In Egypt, we are striving to adapt this “self-learning approach” seen in mainland Europe, whilst simultaneously empowering the youth to develop the competences required to have the ability to work”. 

Could you tell us about the path that led you to become the Vice Board Member to the National Council of Education in Egypt, what the role entails and how Egypt’s educational policies have developed over time?

Although the government and the current president are committed to improving the education system in Egypt, implementation has remained problematic. The population consists of more than 100 million people, meaning that making large scale change requires efforts and inputs across all sectors, boards and industries. 

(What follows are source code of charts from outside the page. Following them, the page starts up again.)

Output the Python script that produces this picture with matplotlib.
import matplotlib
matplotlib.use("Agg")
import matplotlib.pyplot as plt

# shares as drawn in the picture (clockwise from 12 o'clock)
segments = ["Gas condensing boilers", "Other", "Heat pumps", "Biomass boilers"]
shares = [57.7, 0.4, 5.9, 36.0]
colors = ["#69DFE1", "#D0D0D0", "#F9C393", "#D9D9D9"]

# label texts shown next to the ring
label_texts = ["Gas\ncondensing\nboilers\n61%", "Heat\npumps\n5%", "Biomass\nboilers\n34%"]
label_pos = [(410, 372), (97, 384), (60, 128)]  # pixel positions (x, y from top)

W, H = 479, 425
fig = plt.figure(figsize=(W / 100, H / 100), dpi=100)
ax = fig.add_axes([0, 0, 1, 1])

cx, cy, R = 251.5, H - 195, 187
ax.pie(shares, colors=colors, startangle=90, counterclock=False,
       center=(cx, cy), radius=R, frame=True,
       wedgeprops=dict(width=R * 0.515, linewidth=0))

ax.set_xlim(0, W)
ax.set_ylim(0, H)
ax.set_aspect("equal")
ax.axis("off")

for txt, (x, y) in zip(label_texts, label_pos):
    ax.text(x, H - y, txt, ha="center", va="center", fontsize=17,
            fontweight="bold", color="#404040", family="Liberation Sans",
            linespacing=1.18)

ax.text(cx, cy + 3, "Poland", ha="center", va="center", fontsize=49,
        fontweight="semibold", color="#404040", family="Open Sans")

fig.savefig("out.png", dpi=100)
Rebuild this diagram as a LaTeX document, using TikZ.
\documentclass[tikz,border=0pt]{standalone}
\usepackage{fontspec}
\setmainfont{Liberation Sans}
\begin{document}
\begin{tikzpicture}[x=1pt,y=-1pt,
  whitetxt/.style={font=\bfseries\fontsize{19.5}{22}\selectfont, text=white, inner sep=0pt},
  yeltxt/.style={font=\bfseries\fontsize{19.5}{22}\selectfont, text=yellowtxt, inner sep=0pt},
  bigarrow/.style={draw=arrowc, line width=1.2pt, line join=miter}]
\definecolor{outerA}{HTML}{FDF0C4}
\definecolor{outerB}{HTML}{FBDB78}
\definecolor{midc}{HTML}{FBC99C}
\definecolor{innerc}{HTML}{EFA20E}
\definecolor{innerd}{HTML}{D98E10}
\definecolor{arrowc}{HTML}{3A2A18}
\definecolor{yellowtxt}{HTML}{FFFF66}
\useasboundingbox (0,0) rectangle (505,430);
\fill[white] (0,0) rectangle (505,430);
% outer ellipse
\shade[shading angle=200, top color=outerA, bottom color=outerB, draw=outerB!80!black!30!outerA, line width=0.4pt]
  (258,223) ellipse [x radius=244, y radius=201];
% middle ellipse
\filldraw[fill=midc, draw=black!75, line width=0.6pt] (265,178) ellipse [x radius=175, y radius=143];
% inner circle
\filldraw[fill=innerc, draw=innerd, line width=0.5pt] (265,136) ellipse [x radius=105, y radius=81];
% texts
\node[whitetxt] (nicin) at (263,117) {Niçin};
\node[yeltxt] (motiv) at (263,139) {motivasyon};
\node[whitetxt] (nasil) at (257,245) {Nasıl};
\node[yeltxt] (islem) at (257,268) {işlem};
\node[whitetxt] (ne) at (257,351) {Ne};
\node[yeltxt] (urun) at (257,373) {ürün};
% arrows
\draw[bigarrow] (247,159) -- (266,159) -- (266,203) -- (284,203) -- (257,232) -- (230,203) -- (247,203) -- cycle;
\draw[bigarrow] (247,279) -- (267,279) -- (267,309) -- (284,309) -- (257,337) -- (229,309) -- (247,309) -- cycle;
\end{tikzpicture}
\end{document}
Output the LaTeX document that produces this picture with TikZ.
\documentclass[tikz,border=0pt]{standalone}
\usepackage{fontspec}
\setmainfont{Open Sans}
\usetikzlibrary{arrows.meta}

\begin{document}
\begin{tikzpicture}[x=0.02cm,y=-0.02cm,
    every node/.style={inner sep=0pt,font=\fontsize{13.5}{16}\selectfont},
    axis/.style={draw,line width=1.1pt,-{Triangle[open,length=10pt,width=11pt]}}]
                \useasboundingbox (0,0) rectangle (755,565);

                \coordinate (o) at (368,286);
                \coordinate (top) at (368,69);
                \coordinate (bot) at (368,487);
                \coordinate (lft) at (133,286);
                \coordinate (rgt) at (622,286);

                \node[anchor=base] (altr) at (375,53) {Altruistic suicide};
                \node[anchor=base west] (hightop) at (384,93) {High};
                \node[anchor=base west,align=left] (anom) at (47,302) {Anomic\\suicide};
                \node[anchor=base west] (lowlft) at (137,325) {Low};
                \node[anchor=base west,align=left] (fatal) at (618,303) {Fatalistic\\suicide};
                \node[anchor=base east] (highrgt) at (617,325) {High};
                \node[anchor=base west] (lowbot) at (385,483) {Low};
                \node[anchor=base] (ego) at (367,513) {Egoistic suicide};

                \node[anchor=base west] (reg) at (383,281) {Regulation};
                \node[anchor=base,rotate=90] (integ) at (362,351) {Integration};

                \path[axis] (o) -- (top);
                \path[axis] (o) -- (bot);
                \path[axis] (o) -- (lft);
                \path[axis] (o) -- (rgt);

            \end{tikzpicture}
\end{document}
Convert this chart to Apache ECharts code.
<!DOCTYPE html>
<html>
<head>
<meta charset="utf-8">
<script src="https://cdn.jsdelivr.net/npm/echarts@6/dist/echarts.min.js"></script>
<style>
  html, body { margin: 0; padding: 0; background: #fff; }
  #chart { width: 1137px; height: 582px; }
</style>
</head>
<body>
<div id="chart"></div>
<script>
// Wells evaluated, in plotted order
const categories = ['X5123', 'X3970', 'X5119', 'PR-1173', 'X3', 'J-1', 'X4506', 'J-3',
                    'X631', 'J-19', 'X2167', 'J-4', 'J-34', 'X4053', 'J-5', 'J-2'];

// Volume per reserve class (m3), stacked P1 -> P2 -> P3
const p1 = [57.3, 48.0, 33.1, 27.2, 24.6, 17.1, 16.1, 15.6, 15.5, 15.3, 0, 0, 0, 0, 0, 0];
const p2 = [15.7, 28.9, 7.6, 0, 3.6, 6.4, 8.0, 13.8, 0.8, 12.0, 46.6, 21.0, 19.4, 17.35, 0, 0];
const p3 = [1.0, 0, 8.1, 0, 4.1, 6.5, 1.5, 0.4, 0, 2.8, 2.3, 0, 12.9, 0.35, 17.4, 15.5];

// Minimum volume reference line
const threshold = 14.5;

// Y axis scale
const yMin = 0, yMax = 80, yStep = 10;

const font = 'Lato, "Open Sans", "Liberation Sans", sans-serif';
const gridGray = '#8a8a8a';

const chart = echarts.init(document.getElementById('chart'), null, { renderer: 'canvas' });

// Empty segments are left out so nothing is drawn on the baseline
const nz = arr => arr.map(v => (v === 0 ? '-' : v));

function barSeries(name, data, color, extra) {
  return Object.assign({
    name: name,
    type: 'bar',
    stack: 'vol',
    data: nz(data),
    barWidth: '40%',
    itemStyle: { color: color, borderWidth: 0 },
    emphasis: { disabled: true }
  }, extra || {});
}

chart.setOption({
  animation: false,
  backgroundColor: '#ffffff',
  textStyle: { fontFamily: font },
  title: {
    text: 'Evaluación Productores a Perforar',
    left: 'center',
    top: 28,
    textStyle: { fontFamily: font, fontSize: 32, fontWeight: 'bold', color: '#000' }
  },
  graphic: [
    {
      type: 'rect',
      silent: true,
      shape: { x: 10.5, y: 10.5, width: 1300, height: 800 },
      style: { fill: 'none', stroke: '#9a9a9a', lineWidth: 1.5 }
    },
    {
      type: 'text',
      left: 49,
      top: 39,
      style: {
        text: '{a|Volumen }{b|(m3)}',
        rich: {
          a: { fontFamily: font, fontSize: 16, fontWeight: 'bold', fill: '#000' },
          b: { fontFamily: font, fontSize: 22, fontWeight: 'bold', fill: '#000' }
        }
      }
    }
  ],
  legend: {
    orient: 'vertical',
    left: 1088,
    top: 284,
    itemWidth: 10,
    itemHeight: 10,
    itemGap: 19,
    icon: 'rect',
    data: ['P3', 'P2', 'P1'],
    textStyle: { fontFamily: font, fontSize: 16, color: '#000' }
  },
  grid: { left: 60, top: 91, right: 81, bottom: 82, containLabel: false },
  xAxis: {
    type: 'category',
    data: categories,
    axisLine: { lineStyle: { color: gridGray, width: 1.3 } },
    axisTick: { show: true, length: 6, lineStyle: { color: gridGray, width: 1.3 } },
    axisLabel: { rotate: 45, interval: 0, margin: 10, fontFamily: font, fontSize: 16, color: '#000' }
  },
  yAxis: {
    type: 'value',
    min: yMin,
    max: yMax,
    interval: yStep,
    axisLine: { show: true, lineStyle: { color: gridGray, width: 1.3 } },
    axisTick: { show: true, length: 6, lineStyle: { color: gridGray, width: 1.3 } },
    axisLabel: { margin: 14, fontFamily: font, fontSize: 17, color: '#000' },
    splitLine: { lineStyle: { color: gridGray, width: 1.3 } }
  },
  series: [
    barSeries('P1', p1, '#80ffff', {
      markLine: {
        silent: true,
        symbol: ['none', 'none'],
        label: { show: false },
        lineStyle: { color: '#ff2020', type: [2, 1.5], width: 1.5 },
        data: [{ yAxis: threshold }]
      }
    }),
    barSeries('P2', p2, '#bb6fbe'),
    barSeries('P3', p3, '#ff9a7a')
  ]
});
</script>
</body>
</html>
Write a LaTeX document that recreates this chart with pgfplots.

The NGO and I, working closely with the Ministry, are facing a plethora of challenges the community’s acceptance of the change, specifically so in relation to new technologies. The driving force for change is the students themselves, as they are hungry for change and equally so, enthused by new technologies. We have been working from several perspectives in order for Egypt to experience these global changes that are happening and to have the country realize how much potential there is for growth.

The foundation is striving to engage and play a vital role in this transformation, by realizing what is happening globally and bringing it to the community here in Egypt. It is important to note that with education globally, each system is always looking to improve. For this reason, we are not trying to fully imitate another education system, but at the same time, we look to other countries, as we are all in the process of adapting to changes in technology and other factors.

The driving force of Egypt’s change in educational policies are the students, they are hungry for change and enthused by new technologies!

You were the first female Egyptian entrepreneur to be nominated in the women mentoring leadership program 2007 and you are now currently a participant of our Women Talent Pool Programme. From your experience, what is the significance of participating in such programs?

In 2007, I had a wonderful mentor that was a top businesswoman in Sweden who really inspired me during our one month together. On both a personal and professional level, we were very much aligned and therefore still keep in contact. In general, such programs really empower me and give me a network comprised of women from different nationalities and cultures.

These programs have provided me with role models and given me the opportunity to present my country. They have motivated me to want to play a role in empowering future generations later on in life, so that one day, I too can be a mentor.

Program such as WIL have provided me with role models and given me the opportunity to present my country.

How important do you feel it is to foster and facilitate entrepreneurship and do you consider it as a tool to ensure sustainable economic growth and job creation?

Having your own project does not necessarily mean that you are an entrepreneur. For example, I have always considered myself an entrepreneur, even though I am an employee in a job. Being an entrepreneur is having a certain mindset that has no limitations. An entrepreneur is innovative, passionate, adaptable to change as well as creative.

For the organisation, ideas that one may perceive as normal that we are implementing here in Egypt, are new for us! As entrepreneurs, we are striving to change the mindset of the youth and women. This does not mean that we experience success on the first steps, but by working with all of the values mentioned above, initiatives can be achieved. 

An entrepreneur is innovative, passionate, adaptable to change as well as creative!

To finalise our interviews, we conclude with a question from Proust, as such: what is a virtue you value most?

Perseverance is the virtue that I value the most. In life, you have to “run it with passion”. For example, last month we had this global forum, and everyone told us that we did not have enough time, as we only had two weeks to prepare. But we made it happen. I look at it and I say, two weeks ago we thought it was impossible, but by believing in ourselves and having perseverance, we made it come to fruition. This is why perseverance is the value that continues to inspire me. 

Perseverance is the virtue that I value the most. In life, you have to “run it with passion”.